Iranian Hackers Indicted for Port of San Diego Cyberattack
A federal grand jury in New Jersey has indicted two Iranian hackers for using ransomware to extort money from American organizations. Among many other offenses, the men are accused of conducting the cyberattack on the Port of San Diego on September 25.
“The Iranian defendants allegedly used hacking and malware to cause more than $30 million in losses to more than 200 victims,” said U.S. Deputy Attorney General Rod Rosenstein in a statement. “The criminal activity harmed state agencies, city governments, hospitals, and countless innocent victims.”
According to the indictment, Iranian nationals Faramarz Shahi Savandi, 34, and Mohammad Mehdi Shah Mansouri (left), 27, wrote a malware program called SamSam Ransomware, which is capable of encrypting data stored on a victim's computer systems. Over the course of nearly three years, the two men allegedly hacked into the IT networks of hundreds of institutions and organizations in order to install SamSam.
Once inside the victim's network, they would use the program to encrypt valuable data, then demand a ransom payment in Bitcoin in exchange for the decryption key. The indictment alleges that Savandi and Mansouri have collected over $6 million in ransom payments to date.
The hackers allegedly attacked more than 200 targets, including hospitals, health care companies, municipalities and public institutions. The Port of San Diego was the most recent victim, and others included the City of Atlanta; the City of Newark; the Colorado Department of Transportation; the University of Calgary; Hollywood Presbyterian Medical Center in Los Angeles; Kansas Heart Hospital in Wichita; LabCorp; MedStar Health; OrthoNebraska Hospital in Omaha; and Allscripts Healthcare Solutions in Chicago, Illinois.

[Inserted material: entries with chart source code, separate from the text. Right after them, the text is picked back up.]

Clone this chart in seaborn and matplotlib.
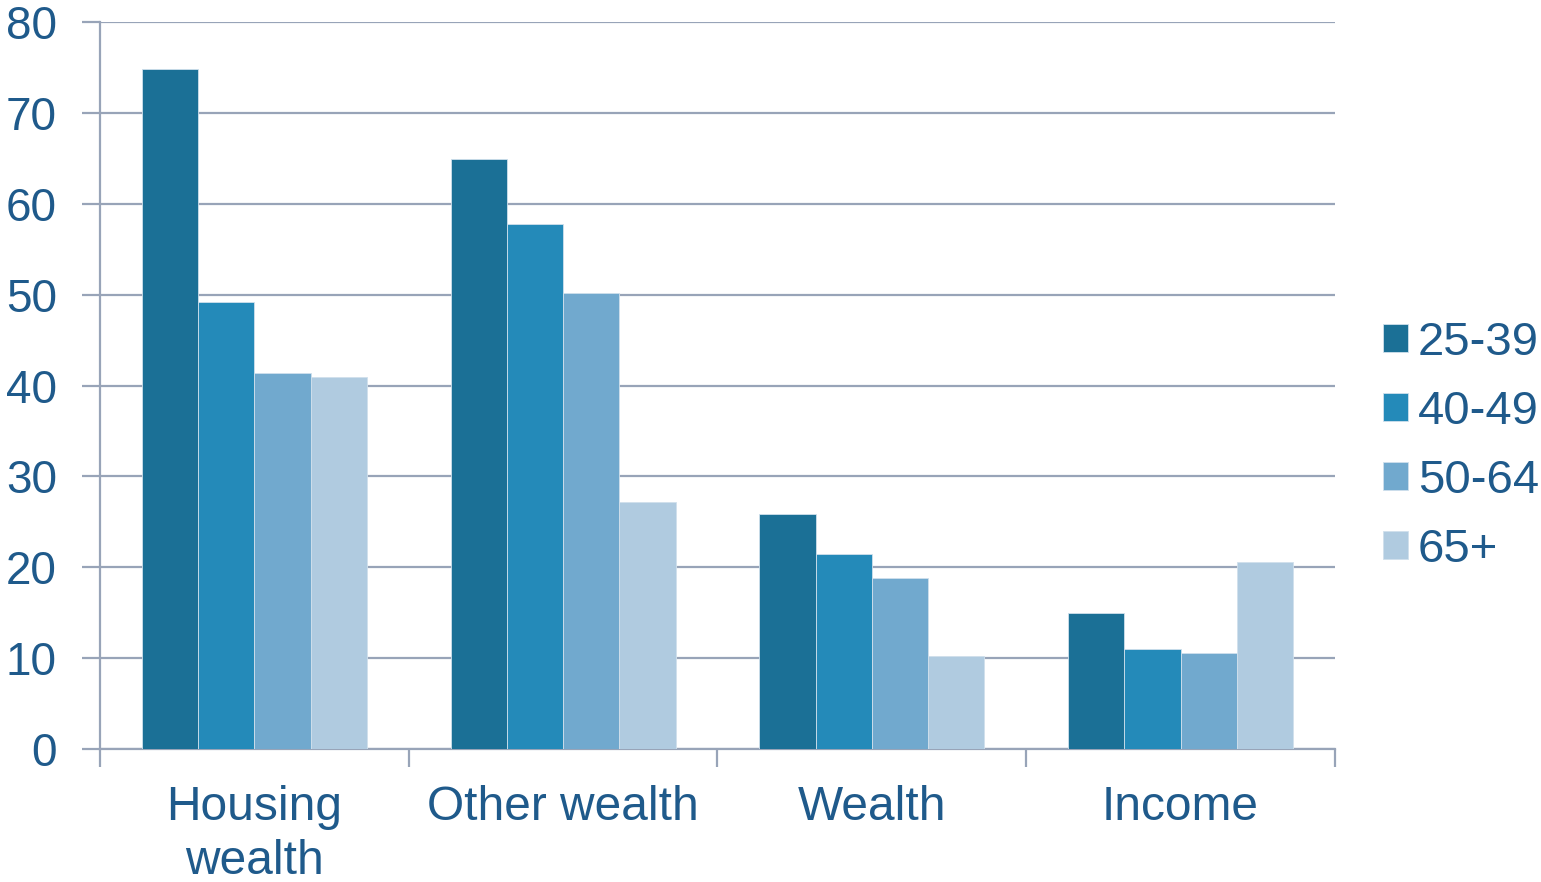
import pandas as pd
import matplotlib.pyplot as plt
import seaborn as sns
from matplotlib.ticker import FixedLocator

# Datos
categorias = ["Housing\nwealth", "Other wealth", "Wealth", "Income"]
edades = ["25-39", "40-49", "50-64", "65+"]
v_25_39 = [74.8, 64.9, 25.9, 15.0]
v_40_49 = [49.2, 57.8, 21.5, 11.0]
v_50_64 = [41.4, 50.2, 18.8, 10.6]
v_65 = [40.9, 27.2, 10.2, 20.6]
colores = ["#1b7096", "#248ab9", "#71a9ce", "#b0cbe0"]

filas = []
for edad, valores in zip(edades, [v_25_39, v_40_49, v_50_64, v_65]):
    for cat, v in zip(categorias, valores):
        filas.append({"cat": cat, "edad": edad, "valor": v})
data = pd.DataFrame(filas)

texto = "#1f5a8b"
gris = "#98a4b8"

sns.set_style("white")
plt.rcParams["font.family"] = ["Liberation Sans", "DejaVu Sans"]

fig = plt.figure(figsize=(15.41, 8.82), dpi=100)
ax = fig.add_axes([0.0649, 0.1508, 0.8014, 0.8242])
sns.barplot(data=data, x="cat", y="valor", hue="edad", palette=colores,
            width=0.728, ax=ax, edgecolor="#d0e0ec", linewidth=0.6,
            saturation=1, zorder=3)

ax.set_xlim(-0.5, 3.5)
ax.set_ylim(0, 80)
ax.set_yticks(range(0, 81, 10))
ax.yaxis.grid(True, color=gris, linewidth=1.6, zorder=0)
ax.set_axisbelow(True)
ax.set_xlabel("")
ax.set_ylabel("")

for lado in ["top", "right"]:
    ax.spines[lado].set_visible(False)
for lado in ["left", "bottom"]:
    ax.spines[lado].set_color(gris)
    ax.spines[lado].set_linewidth(1.6)

ax.tick_params(axis="y", length=13, width=1.6, color=gris, labelsize=33,
               labelcolor=texto, pad=18, direction="out", left=True)
ax.tick_params(axis="x", which="major", length=0, labelsize=34.5,
               labelcolor=texto, pad=26)
ax.xaxis.set_minor_locator(FixedLocator([-0.5, 0.5, 1.5, 2.5, 3.5]))
ax.tick_params(axis="x", which="minor", length=13, width=1.6, color=gris,
               direction="out", bottom=True)
for lab in ax.get_xticklabels():
    lab.set_linespacing(1.25)
    lab.set_verticalalignment("top")

leg = ax.legend(loc="center left", bbox_to_anchor=(1.039, 0.416), frameon=False,
                fontsize=34, labelcolor=texto, handlelength=0.53,
                handleheight=0.53, handletextpad=0.2, labelspacing=0.53,
                borderpad=0, borderaxespad=0)

plt.savefig("out.png", dpi=100)
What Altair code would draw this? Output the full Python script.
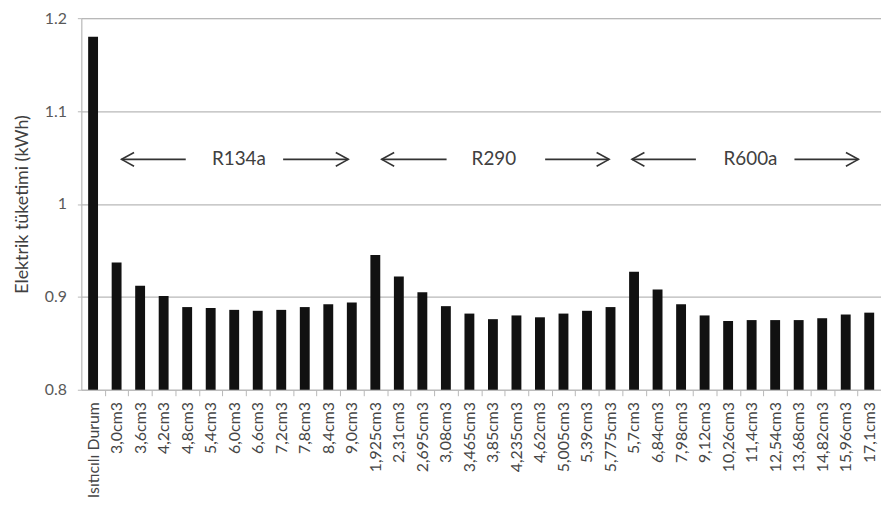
import json
import altair as alt
import pandas as pd

categories = [
    "Isıtıcılı Durum",
    "3,0cm3", "3,6cm3", "4,2cm3", "4,8cm3", "5,4cm3", "6,0cm3", "6,6cm3", "7,2cm3", "7,8cm3", "8,4cm3", "9,0cm3",
    "1,925cm3", "2,31cm3", "2,695cm3", "3,08cm3", "3,465cm3", "3,85cm3", "4,235cm3", "4,62cm3", "5,005cm3", "5,39cm3", "5,775cm3",
    "5,7cm3", "6,84cm3", "7,98cm3", "9,12cm3", "10,26cm3", "11,4cm3", "12,54cm3", "13,68cm3", "14,82cm3", "15,96cm3", "17,1cm3",
]
values = [
    1.18,
    0.937, 0.912, 0.901, 0.889, 0.888, 0.886, 0.885, 0.886, 0.889, 0.892, 0.894,
    0.945, 0.922, 0.905, 0.890, 0.882, 0.876, 0.880, 0.878, 0.882, 0.885, 0.889,
    0.927, 0.908, 0.892, 0.880, 0.874, 0.875, 0.875, 0.875, 0.877, 0.881, 0.883,
]

# annotation (positions in category-index units, y in kWh)
ann_labels = ["R134a", "R290", "R600a"]
ann_label_x = [6.2, 17.04, 27.95]
ann_y = 1.048
arrow_left_start = [1.21, 12.27, 22.91]
arrow_left_end = [3.94, 15.03, 25.63]
arrow_right_start = [8.08, 19.22, 29.82]
arrow_right_end = [10.85, 21.94, 32.54]

FONT = "Lato"
W, H = 807, 375
n = len(categories)
step = W / n
BAR_HALF = 0.21  # half of bar width as a fraction of the category step

df = pd.DataFrame({"idx": list(range(n)), "cat": categories, "val": values})
text_df = pd.DataFrame({"x": ann_label_x, "val": [ann_y] * 3, "label": ann_labels})
shaft_df = pd.DataFrame({
    "x": arrow_left_start + arrow_right_start,
    "x2": arrow_left_end + arrow_right_end,
    "val": [ann_y] * 6,
})
lhead_df = pd.DataFrame({"x": arrow_left_start, "val": [ann_y] * 3})
rhead_df = pd.DataFrame({"x": arrow_right_end, "val": [ann_y] * 3})

x_scale = alt.Scale(domain=[-0.5, n - 0.5], nice=False, zero=False, padding=0)
y_scale = alt.Scale(domain=[0.8, 1.2], nice=False, zero=False, padding=0)

x_axis = alt.Axis(
    title=None, values=list(range(n)), grid=False,
    labelExpr=json.dumps(categories, ensure_ascii=False) + "[datum.value]",
    labelAngle=-90, labelFont=FONT, labelFontSize=16, labelColor="#454545",
    labelPadding=6, labelFlush=False, labelOverlap=False, labelBound=False,
    tickOffset=step / 2, labelOffset=-step / 2,
    tickSize=6, tickColor="#b8b8b8", domainColor="#b8b8b8",
)
y_axis = alt.Axis(
    values=[0.8, 0.9, 1.0, 1.1, 1.2], format="~g",
    title="Elektrik tüketimi (kWh)", titleFont=FONT, titleFontSize=18, titleFontWeight="normal",
    titleColor="#404040", titlePadding=13,
    labelFont=FONT, labelFontSize=16, labelColor="#595959", labelPadding=11,
    gridColor="#b8b8b8", gridWidth=1.2, domainColor="#b8b8b8", tickColor="#b8b8b8", tickSize=4,
)

bars = alt.Chart(df).transform_calculate(
    x0=f"datum.idx - {BAR_HALF}", x1=f"datum.idx + {BAR_HALF}"
).mark_rect(color="#111111").encode(
    x=alt.X("x0:Q", scale=x_scale, axis=x_axis),
    x2="x1:Q",
    y=alt.Y("val:Q", scale=y_scale, axis=y_axis),
    y2=alt.datum(0.8),
)

texts = alt.Chart(text_df).mark_text(font=FONT, fontSize=19, color="#404040", baseline="middle").encode(
    x=alt.X("x:Q", scale=x_scale, axis=x_axis),
    y=alt.Y("val:Q", scale=y_scale, axis=y_axis),
    text="label:N",
)
shafts = alt.Chart(shaft_df).mark_rule(color="#333333", strokeWidth=1.6).encode(
    x=alt.X("x:Q", scale=x_scale, axis=x_axis),
    x2="x2:Q",
    y=alt.Y("val:Q", scale=y_scale, axis=y_axis),
)
lheads = alt.Chart(lhead_df).mark_point(
    shape="M1.8,-1L0,0L1.8,1", size=196, filled=False, strokeWidth=1.6, color="#333333", opacity=1
).encode(
    x=alt.X("x:Q", scale=x_scale, axis=x_axis),
    y=alt.Y("val:Q", scale=y_scale, axis=y_axis),
)
rheads = alt.Chart(rhead_df).mark_point(
    shape="M-1.8,-1L0,0L-1.8,1", size=196, filled=False, strokeWidth=1.6, color="#333333", opacity=1
).encode(
    x=alt.X("x:Q", scale=x_scale, axis=x_axis),
    y=alt.Y("val:Q", scale=y_scale, axis=y_axis),
)

chart = alt.layer(bars, shafts, lheads, rheads, texts).properties(
    width=W, height=H,
    autosize=alt.AutoSizeParams(type="none"),
    padding={"left": 74, "right": 0, "top": 8, "bottom": 110},
).configure_view(stroke=None).configure(background="white")

chart.save("out.html", embed_options={"renderer": "svg", "actions": False})
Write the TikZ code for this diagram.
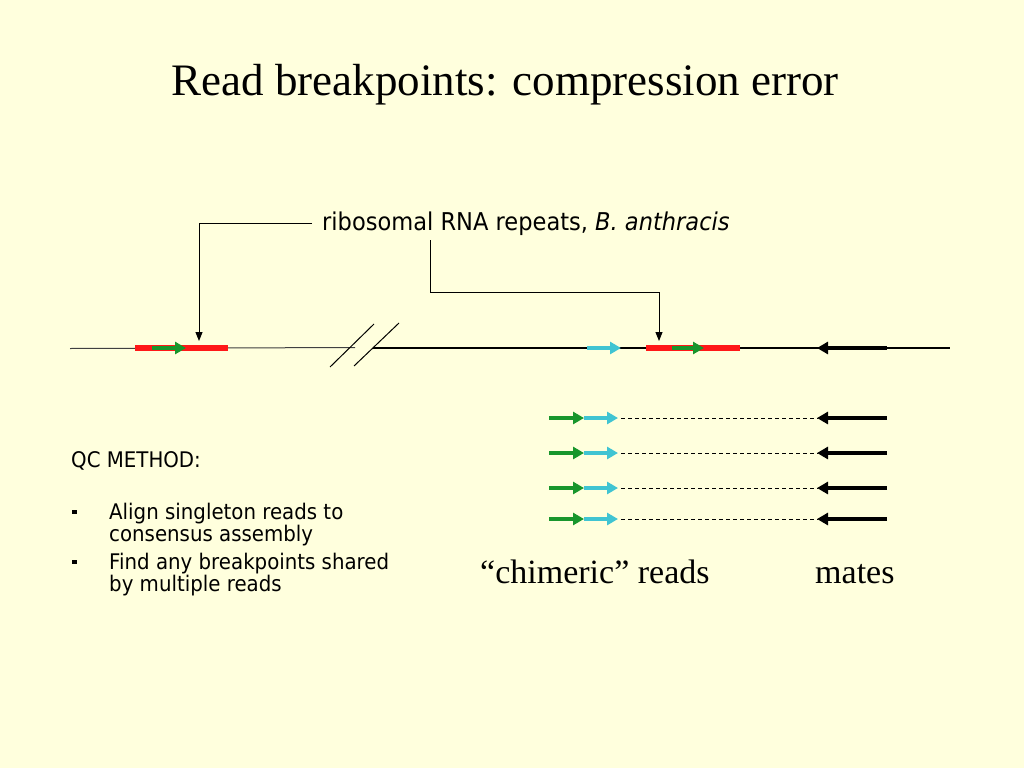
\documentclass[tikz,border=0pt]{standalone}
\usepackage{fontspec}
\setmainfont{Liberation Serif}
\newfontfamily\tah[FakeStretch=0.92]{DejaVu Sans}
\usetikzlibrary{arrows.meta}
\definecolor{bg}{RGB}{255,255,221}
\definecolor{rgreen}{RGB}{24,150,44}
\definecolor{rcyan}{RGB}{64,196,210}
\definecolor{rred}{RGB}{255,24,24}
\tikzset{
  readarrow/.style={line width=4pt,-{Triangle[length=11pt,width=12pt]}},
  greenread/.style={readarrow,draw=rgreen},
  cyanread/.style={readarrow,draw=rcyan},
  materead/.style={readarrow,draw=black},
  repeatbar/.style={line width=6pt,draw=rred},
  callarrow/.style={line width=1pt,-{Triangle[length=9pt,width=7pt]}},
  gap/.style={line width=0.8pt,dashed,dash pattern=on 4pt off 3pt},
  calloutlabel/.style={inner sep=0pt,anchor=base west,font=\tah\fontsize{24.5}{28}\selectfont},
  qctext/.style={inner sep=0pt,anchor=base west,font=\tah\fontsize{21.5}{18.5}\selectfont},
  bulletitem/.style={qctext,align=left},
  serifcaption/.style={inner sep=0pt,anchor=base west,font=\fontsize{34}{38}\selectfont},
  bulletsq/.style={fill=black},
}
\begin{document}
\begin{tikzpicture}[x=1pt,y=-1pt]
\fill[bg] (0,0) rectangle (1024,768);
\useasboundingbox (0,0) rectangle (1024,768);

% title
\node[anchor=base,inner sep=0pt,font=\fontsize{45}{50}\selectfont] (title) at (505,95) {Read breakpoints: compression error};

% genome line
\coordinate (g0) at (70,348.5);
\coordinate (g1) at (355,347.5);
\coordinate (g2) at (373,348);
\coordinate (g3) at (950,348);
\draw[line width=1pt,draw=black!75] (g0) -- (g1);
\draw[line width=2.5pt] (g2) -- (g3);
% break marks
\coordinate (b1a) at (330,367); \coordinate (b1b) at (374,324);
\coordinate (b2a) at (354,366); \coordinate (b2b) at (399,323);
\draw[line width=1pt] (b1a) -- (b1b);
\draw[line width=1pt] (b2a) -- (b2b);

% repeats
\coordinate (rL0) at (135,348); \coordinate (rL1) at (228,348);
\coordinate (rR0) at (646,348); \coordinate (rR1) at (740,348);
\draw[repeatbar] (rL0) -- (rL1);
\draw[repeatbar] (rR0) -- (rR1);
\coordinate (gL0) at (152,348); \coordinate (gL1) at (186,348);
\coordinate (gR0) at (672,348); \coordinate (gR1) at (704,348);
\draw[greenread] (gL0) -- (gL1);
\draw[greenread] (gR0) -- (gR1);
\coordinate (cM0) at (587,348); \coordinate (cM1) at (621,348);
\draw[cyanread] (cM0) -- (cM1);
\coordinate (mM0) at (887,348); \coordinate (mM1) at (817,348);
\draw[materead] (mM0) -- (mM1);

% callout
\node[calloutlabel] (lbl) at (322,230) {ribosomal RNA repeats, \textit{B. anthracis}};
\coordinate (tipL) at (199,341);
\coordinate (tipR) at (659,341);
\coordinate (cR0) at (430,240);
\coordinate (cRm) at (430,292);
\draw[callarrow] ([xshift=-10pt]lbl.west) -| (tipL);
\draw[callarrow] (cR0) -- (cRm) -| (tipR);

% chimeric reads and mates
\foreach \y [count=\i] in {418,453,488,519}{
  \coordinate (ga\i) at (549,\y); \coordinate (gb\i) at (584,\y);
  \coordinate (ca\i) at (584,\y); \coordinate (cb\i) at (618,\y);
  \coordinate (da\i) at (621,\y); \coordinate (db\i) at (818,\y);
  \coordinate (ma\i) at (887,\y); \coordinate (mb\i) at (817,\y);
  \draw[greenread] (ga\i) -- (gb\i);
  \draw[cyanread] (ca\i) -- (cb\i);
  \draw[gap] (da\i) -- (db\i);
  \draw[materead] (ma\i) -- (mb\i);
}

\node[serifcaption] (chim) at (480,583) {“chimeric” reads};
\node[serifcaption] (mates) at (815,583) {mates};

% QC method
\node[qctext] (qc) at (71,467) {QC METHOD:};
\fill[bulletsq] (72,509.5) rectangle (76.5,514);
\fill[bulletsq] (72,559.5) rectangle (76.5,564);
\node[bulletitem] (item1) at (109,541) {Align singleton reads to\\consensus assembly};
\node[bulletitem] (item2) at (109,591) {Find any breakpoints shared\\by multiple reads};
\end{tikzpicture}
\end{document}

U.S. Attorney for the District of New Jersey Craig Carpenito alleged that the hackers targeted governmental and healthcare organizations because of the victims' public service orientation: since they use their IT systems to serve people in need, they might pay a ransom quickly in order to restore operations. Carpenito accused Savandi and Mansouri of "cravenly taking advantage of the fact that these victims depend on their computer networks to serve the public, the sick, and the injured without interruption."
The two men allegedly used a sophisticated approach to their attacks. They would research their targets online and scan for computer network vulnerabilities. When they struck, they would time the attack for night-time hours, when the victims would be least capable of mounting a defense, and would disguise their intrusions as normal network activity. They allegedly deployed an anonymized browsing and traffic routing service in an attempt to hide their tracks.
Savandi and Mansouri face two conspiracy charges, two counts of intentional damage to a protected computer and two counts of transmitting a demand in relation to damaging a protected computer. As both men reside in Iran, which has cold relations with the United States, they are unlikely to face extradition and prosecution in the U.S. They have not reportedly been arrested.
According to the Port of San Diego, no data loss occurred as a result of the attack because the port's IT team had backups in place. The hack took down non-critical administrative systems for a brief period, and did not affect commercial port operations. The port did not pay the ransom demand.
“We applaud the U.S. Department of Justice and the FBI for conducting this complex and sophisticated investigation,” said port CEO Randa J. Coniglio in a statement. “We are very pleased to see these enforcement efforts against international computer hacking and extortion scammers.”